▶ _REQUIRED WORK_: Among the records that follow, find the line with "Generate a web" and the line with "0.778, 0.855, 0.911];". Set down those lines and all lines between them exactly, without adding anything.

:: DATA ROWS ::

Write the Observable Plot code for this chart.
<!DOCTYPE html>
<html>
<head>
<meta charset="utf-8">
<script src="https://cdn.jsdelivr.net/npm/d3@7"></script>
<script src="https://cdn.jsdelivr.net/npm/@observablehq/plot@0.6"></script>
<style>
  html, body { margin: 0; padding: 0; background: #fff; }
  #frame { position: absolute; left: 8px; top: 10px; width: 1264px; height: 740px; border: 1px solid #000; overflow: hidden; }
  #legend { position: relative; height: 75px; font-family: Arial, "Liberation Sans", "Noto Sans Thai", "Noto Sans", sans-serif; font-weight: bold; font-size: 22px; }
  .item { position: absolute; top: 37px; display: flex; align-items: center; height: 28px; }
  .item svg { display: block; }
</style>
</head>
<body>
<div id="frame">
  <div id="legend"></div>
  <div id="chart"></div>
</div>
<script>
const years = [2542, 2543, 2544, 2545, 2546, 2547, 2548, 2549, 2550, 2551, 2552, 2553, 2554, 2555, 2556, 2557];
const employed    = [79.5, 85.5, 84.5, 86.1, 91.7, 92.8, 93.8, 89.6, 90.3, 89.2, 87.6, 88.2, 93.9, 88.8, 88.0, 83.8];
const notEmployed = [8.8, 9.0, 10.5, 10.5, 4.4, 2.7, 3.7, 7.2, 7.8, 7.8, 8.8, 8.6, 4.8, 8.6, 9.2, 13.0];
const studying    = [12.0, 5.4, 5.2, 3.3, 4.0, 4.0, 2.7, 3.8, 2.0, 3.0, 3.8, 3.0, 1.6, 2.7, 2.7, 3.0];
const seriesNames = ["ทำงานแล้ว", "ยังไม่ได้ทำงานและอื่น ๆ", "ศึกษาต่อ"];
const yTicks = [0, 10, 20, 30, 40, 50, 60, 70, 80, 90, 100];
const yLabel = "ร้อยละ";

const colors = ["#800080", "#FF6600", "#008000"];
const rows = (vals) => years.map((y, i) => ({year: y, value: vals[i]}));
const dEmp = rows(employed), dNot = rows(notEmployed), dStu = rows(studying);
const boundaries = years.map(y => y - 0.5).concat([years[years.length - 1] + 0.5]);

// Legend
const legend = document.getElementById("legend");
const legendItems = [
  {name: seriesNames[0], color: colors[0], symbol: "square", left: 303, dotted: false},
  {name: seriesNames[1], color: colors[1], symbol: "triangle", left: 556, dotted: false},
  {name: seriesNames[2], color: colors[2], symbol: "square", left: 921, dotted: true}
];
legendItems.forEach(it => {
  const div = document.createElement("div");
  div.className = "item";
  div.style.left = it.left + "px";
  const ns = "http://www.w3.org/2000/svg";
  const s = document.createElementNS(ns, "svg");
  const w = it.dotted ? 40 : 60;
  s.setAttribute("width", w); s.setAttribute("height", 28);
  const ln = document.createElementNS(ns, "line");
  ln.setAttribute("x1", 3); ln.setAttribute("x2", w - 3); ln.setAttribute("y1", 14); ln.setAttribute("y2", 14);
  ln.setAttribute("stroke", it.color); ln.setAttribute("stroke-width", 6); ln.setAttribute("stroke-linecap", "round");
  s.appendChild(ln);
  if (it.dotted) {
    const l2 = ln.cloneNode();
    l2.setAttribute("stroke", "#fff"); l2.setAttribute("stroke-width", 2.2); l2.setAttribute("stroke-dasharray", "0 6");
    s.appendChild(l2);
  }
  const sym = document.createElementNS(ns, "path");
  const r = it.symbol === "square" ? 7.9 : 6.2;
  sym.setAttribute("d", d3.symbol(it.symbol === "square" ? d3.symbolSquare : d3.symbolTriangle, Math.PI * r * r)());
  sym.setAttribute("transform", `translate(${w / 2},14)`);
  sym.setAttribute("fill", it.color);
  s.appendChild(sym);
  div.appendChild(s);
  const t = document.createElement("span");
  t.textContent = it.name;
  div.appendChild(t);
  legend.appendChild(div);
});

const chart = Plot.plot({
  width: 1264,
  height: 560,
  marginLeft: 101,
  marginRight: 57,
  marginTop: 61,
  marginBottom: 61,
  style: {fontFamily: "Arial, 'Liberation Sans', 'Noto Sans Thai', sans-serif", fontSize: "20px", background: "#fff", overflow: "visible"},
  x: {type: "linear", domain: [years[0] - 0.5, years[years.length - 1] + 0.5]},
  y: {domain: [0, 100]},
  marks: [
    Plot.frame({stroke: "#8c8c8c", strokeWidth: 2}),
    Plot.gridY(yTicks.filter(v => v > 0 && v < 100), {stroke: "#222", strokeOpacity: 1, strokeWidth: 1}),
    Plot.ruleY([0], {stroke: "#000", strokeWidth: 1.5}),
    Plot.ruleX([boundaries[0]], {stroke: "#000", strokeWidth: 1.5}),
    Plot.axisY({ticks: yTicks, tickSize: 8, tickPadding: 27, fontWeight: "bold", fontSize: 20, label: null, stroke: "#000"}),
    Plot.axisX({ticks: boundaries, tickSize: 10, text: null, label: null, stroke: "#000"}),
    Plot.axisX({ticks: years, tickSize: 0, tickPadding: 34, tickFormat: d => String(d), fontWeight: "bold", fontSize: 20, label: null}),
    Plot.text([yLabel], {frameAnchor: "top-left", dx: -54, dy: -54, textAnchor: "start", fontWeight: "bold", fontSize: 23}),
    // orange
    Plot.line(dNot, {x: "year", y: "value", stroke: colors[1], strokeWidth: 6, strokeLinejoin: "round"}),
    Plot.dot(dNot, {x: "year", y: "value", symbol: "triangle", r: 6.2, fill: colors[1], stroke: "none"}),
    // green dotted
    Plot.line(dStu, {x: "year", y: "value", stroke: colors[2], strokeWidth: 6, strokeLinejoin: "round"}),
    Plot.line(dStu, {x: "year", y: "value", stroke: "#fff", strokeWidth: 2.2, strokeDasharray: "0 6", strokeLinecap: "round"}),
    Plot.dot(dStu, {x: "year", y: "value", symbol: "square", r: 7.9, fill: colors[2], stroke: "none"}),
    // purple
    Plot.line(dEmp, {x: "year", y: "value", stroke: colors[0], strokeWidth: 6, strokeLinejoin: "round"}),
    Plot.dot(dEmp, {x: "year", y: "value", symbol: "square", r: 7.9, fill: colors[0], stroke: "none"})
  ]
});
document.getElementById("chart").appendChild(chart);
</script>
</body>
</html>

:::
:: DATA ROWS ::

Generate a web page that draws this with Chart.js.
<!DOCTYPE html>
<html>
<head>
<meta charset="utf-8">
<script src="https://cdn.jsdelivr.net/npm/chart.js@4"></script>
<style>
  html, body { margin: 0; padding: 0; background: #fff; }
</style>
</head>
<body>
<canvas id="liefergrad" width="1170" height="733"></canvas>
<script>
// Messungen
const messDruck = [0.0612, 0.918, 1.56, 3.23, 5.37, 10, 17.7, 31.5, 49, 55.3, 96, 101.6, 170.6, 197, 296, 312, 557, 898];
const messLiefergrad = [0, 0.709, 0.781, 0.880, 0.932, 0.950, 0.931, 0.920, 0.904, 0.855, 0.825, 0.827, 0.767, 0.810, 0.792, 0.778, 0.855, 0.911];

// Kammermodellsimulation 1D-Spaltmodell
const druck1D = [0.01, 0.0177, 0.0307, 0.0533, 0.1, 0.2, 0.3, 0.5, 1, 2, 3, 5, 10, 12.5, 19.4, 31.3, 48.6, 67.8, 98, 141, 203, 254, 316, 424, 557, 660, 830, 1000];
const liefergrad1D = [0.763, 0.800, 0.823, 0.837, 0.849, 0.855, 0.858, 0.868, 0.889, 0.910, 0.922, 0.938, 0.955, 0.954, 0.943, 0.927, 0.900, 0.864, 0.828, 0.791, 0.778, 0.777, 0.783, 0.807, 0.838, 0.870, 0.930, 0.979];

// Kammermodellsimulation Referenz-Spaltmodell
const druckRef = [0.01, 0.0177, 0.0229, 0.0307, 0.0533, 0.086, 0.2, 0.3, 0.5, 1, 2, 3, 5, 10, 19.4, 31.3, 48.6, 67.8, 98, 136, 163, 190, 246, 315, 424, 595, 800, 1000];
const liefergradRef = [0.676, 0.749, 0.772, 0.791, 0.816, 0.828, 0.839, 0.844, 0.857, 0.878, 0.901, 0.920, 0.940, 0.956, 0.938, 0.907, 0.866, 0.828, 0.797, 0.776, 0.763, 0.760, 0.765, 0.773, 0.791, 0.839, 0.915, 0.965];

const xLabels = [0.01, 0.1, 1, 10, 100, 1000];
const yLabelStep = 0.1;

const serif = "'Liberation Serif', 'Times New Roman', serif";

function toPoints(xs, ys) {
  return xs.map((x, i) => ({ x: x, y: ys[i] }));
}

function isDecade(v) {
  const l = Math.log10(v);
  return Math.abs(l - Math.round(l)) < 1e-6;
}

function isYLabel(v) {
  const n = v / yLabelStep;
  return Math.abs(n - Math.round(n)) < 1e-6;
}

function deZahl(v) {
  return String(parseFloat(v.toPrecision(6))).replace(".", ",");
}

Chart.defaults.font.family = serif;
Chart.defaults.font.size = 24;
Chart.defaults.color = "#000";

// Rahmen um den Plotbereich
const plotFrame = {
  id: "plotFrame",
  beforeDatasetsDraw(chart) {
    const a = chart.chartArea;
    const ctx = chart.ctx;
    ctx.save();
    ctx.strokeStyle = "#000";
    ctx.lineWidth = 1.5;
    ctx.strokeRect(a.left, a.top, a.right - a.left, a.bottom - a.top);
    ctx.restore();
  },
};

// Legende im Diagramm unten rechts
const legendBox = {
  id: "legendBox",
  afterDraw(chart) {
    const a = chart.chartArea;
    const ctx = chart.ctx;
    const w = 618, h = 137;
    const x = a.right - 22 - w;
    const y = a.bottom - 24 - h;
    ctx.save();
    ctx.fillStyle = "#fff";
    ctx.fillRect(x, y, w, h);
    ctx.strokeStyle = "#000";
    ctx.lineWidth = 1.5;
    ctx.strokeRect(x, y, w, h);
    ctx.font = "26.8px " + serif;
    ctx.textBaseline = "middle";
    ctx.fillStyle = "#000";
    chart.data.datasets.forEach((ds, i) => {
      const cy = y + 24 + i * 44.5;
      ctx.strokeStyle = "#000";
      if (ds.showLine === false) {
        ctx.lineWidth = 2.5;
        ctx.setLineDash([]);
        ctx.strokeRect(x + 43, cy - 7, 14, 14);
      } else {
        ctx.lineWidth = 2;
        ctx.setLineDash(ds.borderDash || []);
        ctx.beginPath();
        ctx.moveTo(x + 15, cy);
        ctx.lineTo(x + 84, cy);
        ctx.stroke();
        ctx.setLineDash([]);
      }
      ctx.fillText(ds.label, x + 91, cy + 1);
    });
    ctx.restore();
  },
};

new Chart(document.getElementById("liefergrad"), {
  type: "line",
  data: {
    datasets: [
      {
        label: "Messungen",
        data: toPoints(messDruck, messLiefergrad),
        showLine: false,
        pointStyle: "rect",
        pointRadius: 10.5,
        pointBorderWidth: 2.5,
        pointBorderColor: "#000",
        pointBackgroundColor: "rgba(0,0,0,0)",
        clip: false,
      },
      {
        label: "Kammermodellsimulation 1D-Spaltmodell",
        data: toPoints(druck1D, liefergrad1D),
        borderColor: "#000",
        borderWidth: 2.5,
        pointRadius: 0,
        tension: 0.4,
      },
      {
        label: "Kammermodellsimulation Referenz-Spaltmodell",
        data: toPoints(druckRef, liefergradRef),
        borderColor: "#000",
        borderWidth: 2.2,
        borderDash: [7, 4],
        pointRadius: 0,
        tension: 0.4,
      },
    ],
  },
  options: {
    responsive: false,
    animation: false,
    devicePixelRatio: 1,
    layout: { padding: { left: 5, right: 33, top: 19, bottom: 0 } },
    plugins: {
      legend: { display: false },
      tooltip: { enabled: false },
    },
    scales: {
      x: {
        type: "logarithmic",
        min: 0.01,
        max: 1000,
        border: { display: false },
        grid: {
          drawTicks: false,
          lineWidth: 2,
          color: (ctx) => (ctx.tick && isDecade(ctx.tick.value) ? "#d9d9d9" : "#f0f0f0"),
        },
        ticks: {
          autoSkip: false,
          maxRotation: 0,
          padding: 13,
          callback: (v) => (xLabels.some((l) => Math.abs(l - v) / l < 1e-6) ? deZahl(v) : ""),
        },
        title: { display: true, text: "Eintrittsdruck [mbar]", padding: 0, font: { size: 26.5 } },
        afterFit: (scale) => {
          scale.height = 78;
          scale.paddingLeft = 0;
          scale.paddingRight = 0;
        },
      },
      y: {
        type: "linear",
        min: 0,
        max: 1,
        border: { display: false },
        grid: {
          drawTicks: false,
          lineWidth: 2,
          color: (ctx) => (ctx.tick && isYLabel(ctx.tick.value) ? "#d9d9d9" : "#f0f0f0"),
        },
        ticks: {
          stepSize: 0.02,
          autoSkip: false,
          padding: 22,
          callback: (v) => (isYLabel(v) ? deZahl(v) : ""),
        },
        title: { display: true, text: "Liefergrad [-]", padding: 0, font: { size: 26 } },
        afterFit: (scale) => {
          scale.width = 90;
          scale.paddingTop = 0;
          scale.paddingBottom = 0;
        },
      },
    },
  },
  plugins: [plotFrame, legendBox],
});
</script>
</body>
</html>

:::

▶ _SOLUTION TO THIS PROBLEM_:
Generate a web page that draws this with Chart.js.
<!DOCTYPE html>
<html>
<head>
<meta charset="utf-8">
<script src="https://cdn.jsdelivr.net/npm/chart.js@4"></script>
<style>
  html, body { margin: 0; padding: 0; background: #fff; }
</style>
</head>
<body>
<canvas id="liefergrad" width="1170" height="733"></canvas>
<script>
// Messungen
const messDruck = [0.0612, 0.918, 1.56, 3.23, 5.37, 10, 17.7, 31.5, 49, 55.3, 96, 101.6, 170.6, 197, 296, 312, 557, 898];
const messLiefergrad = [0, 0.709, 0.781, 0.880, 0.932, 0.950, 0.931, 0.920, 0.904, 0.855, 0.825, 0.827, 0.767, 0.810, 0.792, 0.778, 0.855, 0.911];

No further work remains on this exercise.